Moses answers the wish before it can take root. He tells Israel in Deuteronomy that it is not in heaven. Nothing is up there waiting to come down. The entire Torah, with its precepts and its rewards and its demand for humility and righteousness, has already been given. The matter is near, in the mouth and in the heart, to do it.
Devarim Rabbah hears that as the harder lesson of Moses's final speeches. The Jordan is right there. The land is right there. And Moses is telling the people that the work they face cannot be postponed on the grounds that heaven is still withholding something. Everything they need has already arrived.
The Race Is Not to the Swift
Just yesterday, Rabbi Tanhuma says in Devarim Rabbah, Moses could ascend to heaven like an eagle. He was in direct communication with God, the towering prophet without equal, the leader who had spoken face to face with the divine. Now the same man could not step across the Jordan. He could not even get his prayer of entry answered.
Rabbi Tanhuma applies Ecclesiastes to the scene. The race is not to the swift, nor the battle to the strong. Moses was the swiftest man in Israel's history at ascending to heaven, and his speed could not save him. He was the strongest intercessor Israel ever had, and his strength could not override the decree. The gifts that had made him the greatest prophet did not translate into ownership of his own future.
That is not a rebuke of Moses. It is the midrash saying something precise about the nature of the covenant. Moses received Torah for everyone. He could not keep any of it for himself alone, including the right to continue living simply because he wanted to.
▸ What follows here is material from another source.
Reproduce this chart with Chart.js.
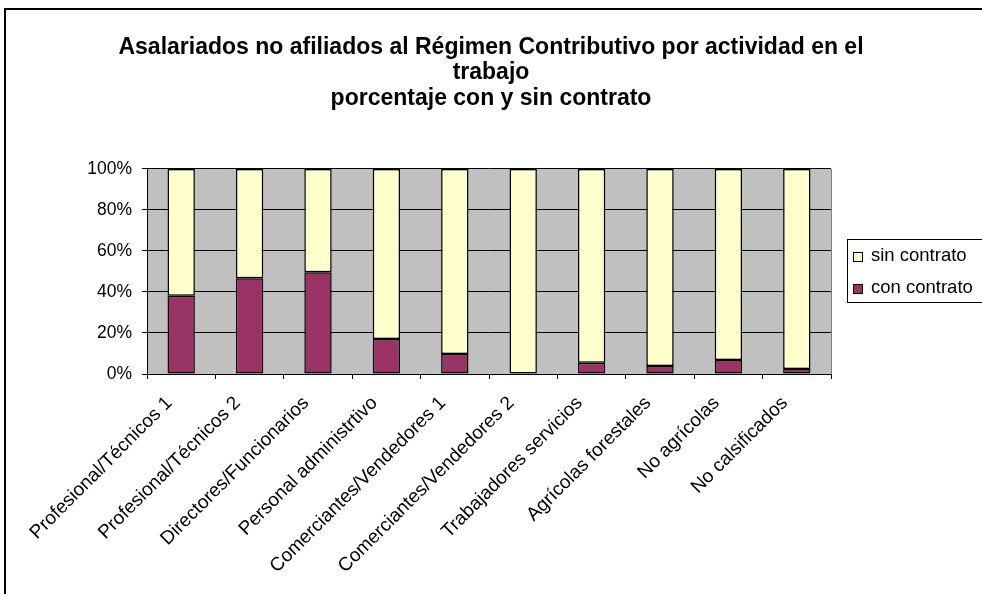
<!DOCTYPE html>
<html lang="es">
<head>
<meta charset="UTF-8">
<title>Asalariados no afiliados al Régimen Contributivo</title>
<script src="https://cdn.jsdelivr.net/npm/chart.js"></script>
<style>
  body { margin: 0; background: #fff; }
  canvas { display: block; }
</style>
</head>
<body>
<canvas id="chart" width="982" height="594"></canvas>
<script>
const categories = [
  "Profesional/Técnicos 1",
  "Profesional/Técnicos 2",
  "Directores/Funcionarios",
  "Personal administrtivo",
  "Comerciantes/Vendedores 1",
  "Comerciantes/Vendedores 2",
  "Trabajadores servicios",
  "Agrícolas forestales",
  "No agrícolas",
  "No calsificados"
];
const conContrato = [38.2, 46.7, 49.6, 17.1, 9.8, 0, 5.5, 3.9, 6.8, 2.4];
const sinContrato = [61.8, 53.3, 50.4, 82.9, 90.2, 100, 94.5, 96.1, 93.2, 97.6];
const seriesNames = ["con contrato", "sin contrato"];
const seriesColors = ["#993366", "#FFFFCC"];
const titleLines = [
  "Asalariados no afiliados al Régimen Contributivo por actividad en el",
  "trabajo",
  "porcentaje con y sin contrato"
];

const FONT = "Arial, 'Liberation Sans', sans-serif";

// white background, outer frame, gray plot area
const frame = {
  id: "frame",
  beforeDraw(chart) {
    const ctx = chart.ctx;
    const a = chart.chartArea;
    ctx.save();
    ctx.fillStyle = "#fff";
    ctx.fillRect(0, 0, chart.width, chart.height);
    ctx.strokeStyle = "#000";
    ctx.lineWidth = 2;
    ctx.strokeRect(5, 9, chart.width + 20, chart.height + 20);
    ctx.fillStyle = "#C0C0C0";
    ctx.fillRect(a.left, a.top, a.right - a.left, a.bottom - a.top);
    ctx.restore();
  },
  afterDatasetsDraw(chart) {
    const ctx = chart.ctx;
    const a = chart.chartArea;
    ctx.save();
    ctx.strokeStyle = "#808080";
    ctx.lineWidth = 1;
    ctx.beginPath();
    ctx.moveTo(a.right + 0.5, a.top);
    ctx.lineTo(a.right + 0.5, a.bottom);
    ctx.stroke();
    ctx.restore();
  }
};

// boxed legend on the right, top series first
const boxLegend = {
  id: "boxLegend",
  afterDraw(chart) {
    const ctx = chart.ctx;
    const x = 847, y = 239, h = 63;
    ctx.save();
    ctx.fillStyle = "#fff";
    ctx.fillRect(x, y, chart.width - x + 5, h);
    ctx.strokeStyle = "#000";
    ctx.lineWidth = 1;
    ctx.strokeRect(x + 0.5, y + 0.5, chart.width - x + 5, h);
    ctx.font = "18.5px " + FONT;
    ctx.textBaseline = "middle";
    const ds = chart.data.datasets.slice().reverse();
    ds.forEach((d, i) => {
      const cy = y + 17 + i * 32;
      ctx.fillStyle = d.backgroundColor;
      ctx.fillRect(853, cy - 4, 9, 9);
      ctx.strokeStyle = "#000";
      ctx.strokeRect(853.5, cy - 3.5, 9, 9);
      ctx.fillStyle = "#000";
      ctx.fillText(d.label, 871, cy);
    });
    ctx.restore();
  }
};

new Chart(document.getElementById("chart"), {
  type: "bar",
  data: {
    labels: categories,
    datasets: [
      { label: seriesNames[0], data: conContrato, backgroundColor: seriesColors[0] },
      { label: seriesNames[1], data: sinContrato, backgroundColor: seriesColors[1] }
    ]
  },
  options: {
    responsive: false,
    animation: false,
    layout: { padding: 0 },
    datasets: {
      bar: {
        borderColor: "#000",
        borderWidth: 1.5,
        borderSkipped: false,
        barPercentage: 0.4,
        categoryPercentage: 1
      }
    },
    plugins: {
      legend: { display: false },
      tooltip: { enabled: false },
      title: {
        display: true,
        text: titleLines,
        color: "#000",
        font: { family: FONT, size: 23, weight: "bold", lineHeight: 1.1 },
        padding: { top: 35, bottom: 58 }
      }
    },
    scales: {
      x: {
        stacked: true,
        grid: { display: true, drawOnChartArea: false, drawTicks: true, tickLength: 5, color: "#000", offset: true },
        border: { color: "#000", width: 1 },
        ticks: {
          color: "#000",
          font: { family: FONT, size: 19 },
          minRotation: 45,
          maxRotation: 45,
          autoSkip: false,
          padding: 13,
          labelOffset: -12
        },
        afterFit(scale) { scale.height = 220; }
      },
      y: {
        stacked: true,
        min: 0,
        max: 100,
        grid: { color: "#000", tickLength: 5, lineWidth: 1 },
        border: { color: "#000", width: 1 },
        ticks: {
          stepSize: 20,
          color: "#000",
          font: { family: FONT, size: 17.5 },
          padding: 10,
          callback: v => v + "%"
        },
        afterFit(scale) { scale.width = 147; }
      },
      // empty axis that keeps room for the legend on the right
      legendRoom: {
        type: "linear",
        position: "right",
        grid: { display: false },
        border: { display: false },
        ticks: { display: false },
        afterFit(scale) { scale.width = 151; }
      }
    }
  },
  plugins: [frame, boxLegend]
});
</script>
</body>
</html>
The Argument Moses Could Not Win
The Torah is not in heaven, but it was given by heaven. Moses's access to heaven had been the mechanism of the gift. Now the mechanism was complete, and Moses's access to heaven was no longer necessary. The Torah had been fully deposited with Israel, with its humility and uprightness and rewards, as Devarim Rabbah enumerates. None of it remained above. No future prophet would climb into the sky and return with an amendment or a supplement.
Moses tried to argue his own case anyway. He prayed five hundred and fifteen times to enter the land, the numeric value of the word vaetchanan. He stood at the Jordan and pleaded. Heaven did not yield. Not because his prayers lacked power, but because the decree that kept him outside the land was itself a form of Torah, the consequence that came from striking the rock rather than speaking to it, and Torah cannot be indefinitely suspended even for the man who carried it.
The nearness that Moses had promised Israel, that Torah was in the mouth and in the heart, became the very thing that made his plea unanswerable. He had taught them that the covenant was now theirs to live with, not dependent on prophetic intermediaries. He had done his work so thoroughly that he had reasoned himself out of his own indispensability.
What Nearness Actually Costs
The Torah is not in heaven. It is not beyond the sea. The matter is very near to you, in your mouth and in your heart, to do it. Moses says this before he dies. He is telling a people who have just spent forty years watching him go up the mountain and come down with fire on his face that the era of mountain-fire is over. No one else will go up like that. No successor will come back with a new Torah or an amendment or a correction to what Moses received.
The nearness Moses announces is the nearness of responsibility. Far away holiness can be admired without obligation. Holiness in the mouth and in the heart is inescapable. It can be practiced immediately, which means it must be practiced immediately. The Torah that Moses brought down and that cost him his entry into the land was now in the possession of the people who would enter without him. The gift was complete. The price was that it could no longer be blamed on distance. Israel could not stand at the Jordan and say the Torah was too high and too remote. Moses had brought it down. It was right there. In the mouth. In the heart. To do.